I went out for a simple walk today, and ended up spending more than I should have on books, at two used bookstores that I passed. Each time I thought, "Oh, it won't hurt if I just look around." But whenever I feel guilty about spending too much on books, I always remember the saying of Erasmus: Sometimes we have money for food and books, and sometimes just for books. My acquisitions, in no particular order:
Marco Polo, The Travels (Penguin)
Jonathan D. Spence, The Memory Palace of Matteo Ricci (Penguin)
J.R.R. Tolkien, The Tolkien Reader (Ballantine)
Thomas Aquinas, Quodlibetal Questions 1 and 2 (PIMS)
Thomas Aquinas, Faith, reason and theology (PIMS)
Joseph Butler, The Analogy of Religion (Frederick Ungar)
George MacDonald, Diary of an Old Soul (Augsburg)

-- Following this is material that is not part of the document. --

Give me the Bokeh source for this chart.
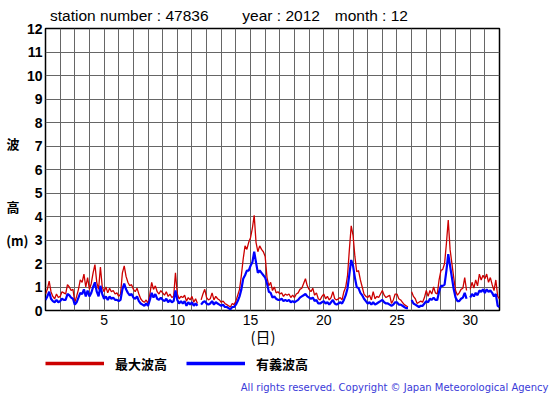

All of them will be a delight to read. The two Aquinas books were such I could not pass them up; they are translations of works I do not have translations of (namely, QQ 1 & 2, and the Exposition of Boethius's De Trinitate). And the Tolkien Reader has Farmer Giles, Tom Bombadil, On Fairy Stories, and Leaf by Niggle. On Fairy Stories alone would have been enough for me to buy it.